Umberto Busani

Personal information
- Full name: Umberto Busani
- Date of birth: February 1, 1915
- Place of birth: Parma, Italy
- Date of death: 29 October 1957 (aged 42)
- Place of death: Naples, Italy
- Position: Forward

Senior career*
- Years: Team / Apps / (Gls)
- 1931–1933: OND Chievo / 22 / (13)
- 1933–1934: Hellas Verona / 2 / (0)
- 1934–1935: GC Vigevanesi / 29 / (6)
- 1935–1936: Alessandria / 28 / (7)
- 1936–1940: Lazio / 106 / (38)
- 1940–1948: Napoli / 171 / (46)
- 1945: Frattese / ? / (15)
- 1948–1950: Casertana / 34 / (22)

= Umberto Busani =

Italian footballer

Umberto Busani (1 February 1915 – 29 October 1957) was an Italian footballer who played as a forward for a number of Italian clubs in the 1930s and 1940s, most notably S.S. Lazio and S.S.C. Napoli.

==Playing career==
Umberto Busani is regarded as one of the best wingers in S.S.C. Napoli's history. He started his career at Chievo, where he helped Chievo reach the final of the championship.

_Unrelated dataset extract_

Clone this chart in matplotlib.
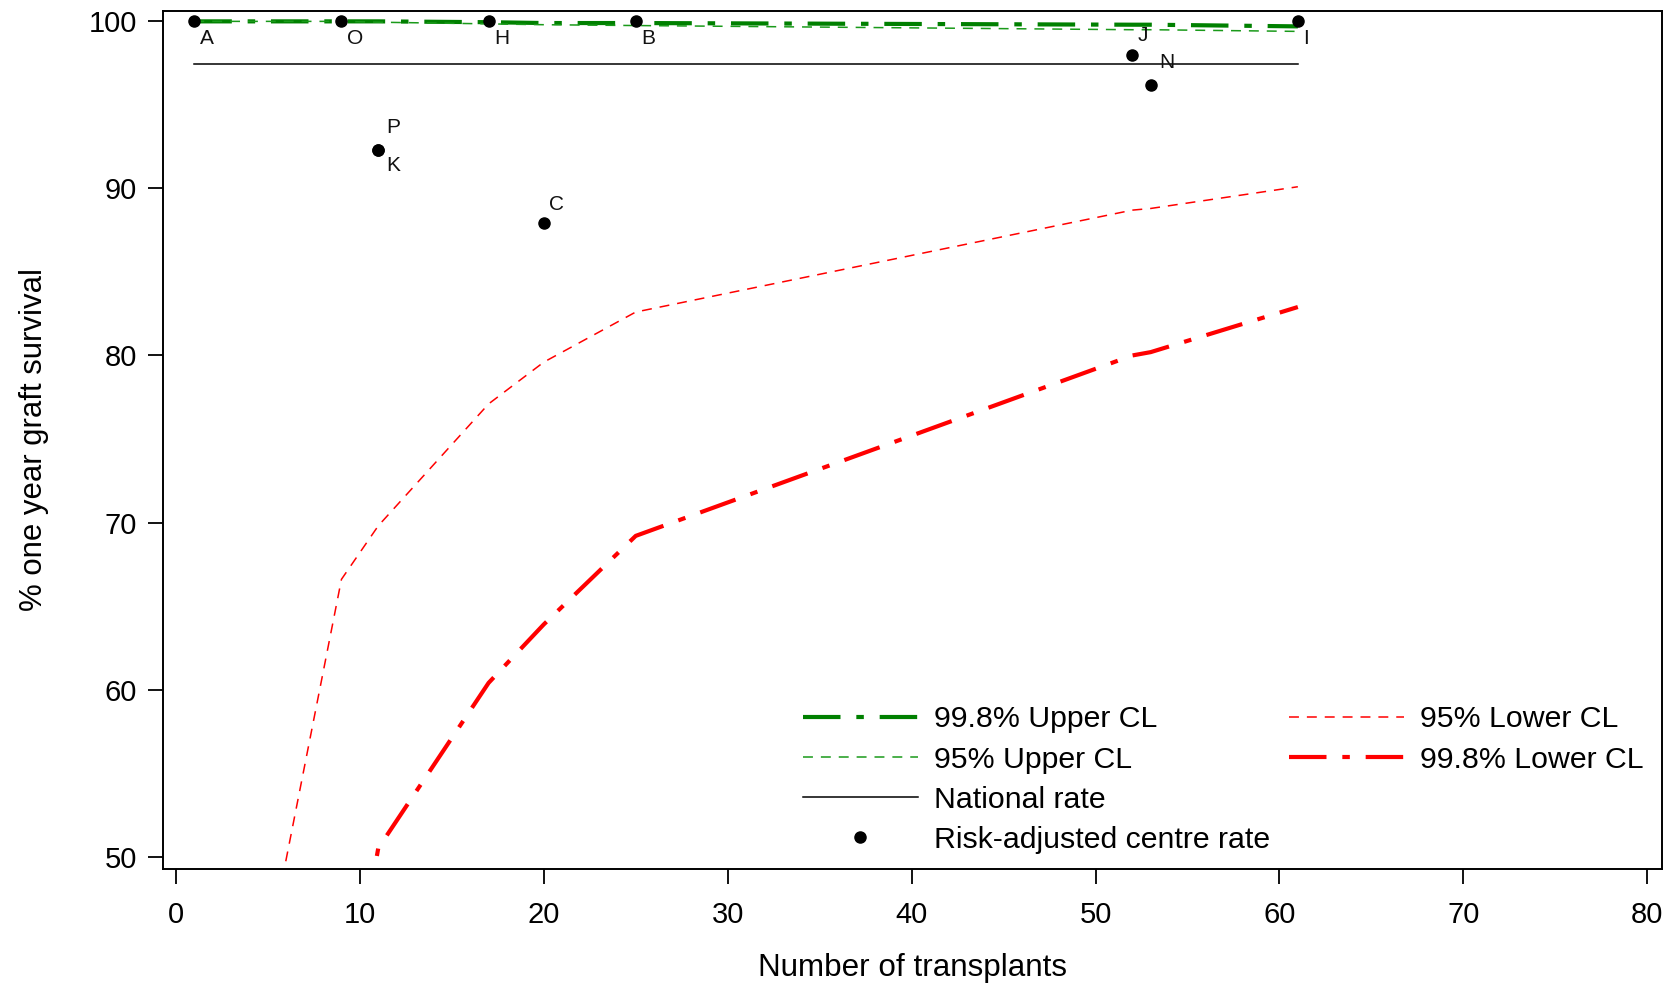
import matplotlib
matplotlib.use("Agg")
import matplotlib.pyplot as plt
from matplotlib.lines import Line2D

plt.rcParams['font.family'] = ['Liberation Sans', 'DejaVu Sans']

# centre results
centres = ['A', 'O', 'P', 'K', 'H', 'C', 'B', 'J', 'N', 'I']
n_tx = [1, 9, 11, 11, 17, 20, 25, 52, 53, 61]
rate = [100, 100, 92.3, 92.3, 100, 87.9, 100, 98.0, 96.2, 100]

# funnel limits, evaluated at the centre sizes
cl_n = [1, 9, 11, 17, 20, 25, 52, 53, 61]
upper998 = [100, 100, 100, 99.95, 99.9, 99.9, 99.8, 99.8, 99.7]
upper95 = [100, 100, 99.95, 99.85, 99.8, 99.75, 99.5, 99.5, 99.4]
lower95 = [22, 66.6, 69.8, 77.1, 79.6, 82.6, 88.7, 88.8, 90.1]
lower998 = [5, 38, 50.5, 60.4, 63.9, 69.2, 80.0, 80.2, 82.9]
national = 97.43

# where each centre label sits relative to its dot (points)
offs = {'br': (4, -12.5), 'ur': (4, 14), 'r_low': (6, -11.5), 'r_up': (6, 16)}
label_pos = {'A': 'br', 'O': 'br', 'P': 'r_up', 'K': 'r_low', 'H': 'br',
             'C': 'ur', 'B': 'br', 'J': 'ur', 'N': 'r_up', 'I': 'br'}

GREEN = '#008000'
RED = '#ff0000'
DASHDOT = (9, 3.8, 1.8, 3.8)

fig = plt.figure(figsize=(16.81, 9.83), dpi=100)
ax = fig.add_axes([0.097, 0.116, 0.8917, 0.8728])

l1, = ax.plot(cl_n, upper998, color=GREEN, lw=3, dashes=DASHDOT)
l2, = ax.plot(cl_n, upper95, color='#1a9a1a', lw=1.1, dashes=(6.5, 5.2))
l3, = ax.plot([cl_n[0], cl_n[-1]], [national, national], color='black', lw=1.1)
l5, = ax.plot(cl_n, lower95, color=RED, lw=1.1, dashes=(6.5, 5.2))
l6, = ax.plot(cl_n, lower998, color=RED, lw=3, dashes=DASHDOT)
l4, = ax.plot(n_tx, rate, 'o', color='black', ms=8, zorder=5, linestyle='none')

for c, x, y in zip(centres, n_tx, rate):
    dx, dy = offs[label_pos[c]]
    ax.annotate(c, (x, y), xytext=(dx, dy), textcoords='offset points',
                ha='left', va='center', fontsize=15, color='#111111')

ax.set_xlim(-0.7, 80.8)
ax.set_ylim(49.26, 100.62)
ax.set_xticks(range(0, 81, 10))
ax.set_yticks(range(50, 101, 10))
ax.tick_params(labelsize=21, length=11, width=1.3, pad=8)
ax.tick_params(axis='x', pad=12)
for s in ax.spines.values():
    s.set_linewidth(1.4)

ax.set_xlabel('Number of transplants', fontsize=22.6, labelpad=17)
ax.set_ylabel('% one year graft survival', fontsize=22.4, labelpad=28)

blank = Line2D([], [], alpha=0)
handles = [l1, l2, l3, l4, l5, l6, blank, blank]
labels = ['99.8% Upper CL', '95% Upper CL', 'National rate',
          'Risk-adjusted centre rate', '95% Lower CL', '99.8% Lower CL', ' ', ' ']
ax.legend(handles, labels, ncol=2, loc='lower right',
          bbox_to_anchor=(0.998, 0.0), frameon=False, fontsize=21.8,
          handlelength=3.8, handletextpad=0.55, columnspacing=0.6,
          labelspacing=0.4, borderpad=0)

fig.savefig('out.png', dpi=100)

He then moved on to Alexandria, for whom he made his Serie A debut on 22 September 1935. He played in the cup final played in Genoa on 11 June 1936, but his side lost against Turin. He then moved to S.S. Lazio in 1936 for a joint fee of 400,000 lira, along with teammates Luigi Milano and Giovanni Riccardi.

He made his debut on 13 September 1936 in a 3–0 victory over A.C. Milan. The club finished in second place in the final standings, three points behind champions Bologna. He was the fifth most prolific goalscorer with fifteen goals that year. The following years were less positive for the biancoazzurri; an eighth place in the championship was followed by a ninth-place finish in 1938–39. In his early years in Rome he invariably started matches, missing only a few games, the majority due to a fractured collarbone.

He moved to Napoli in 1940 and the Neapolitan side finished the 1940–41 season in eighth place. The following year, Busani was the club's top scorer, but Napoli succumbed to relegation, despite some memorable victories against Milan and Juventus. The 1942–43 season, Napoli's first in Serie B, saw him play all the games and score 10 goals (the team's third top scorer), but this was not enough to bring the team promotion.

After the war he returned to Napoli and he finished as the club's top scorer in 1946–47 with 12 goals. The next season was negative for both Napoli and Busani, ending with the relegation back in Serie B; he played only 12 games and scored two goals, so decided to finish his career at Casertana.

==Post-retirement==
After retiring, Busani settled in Campania, where he ran a sports shop and coached local sides.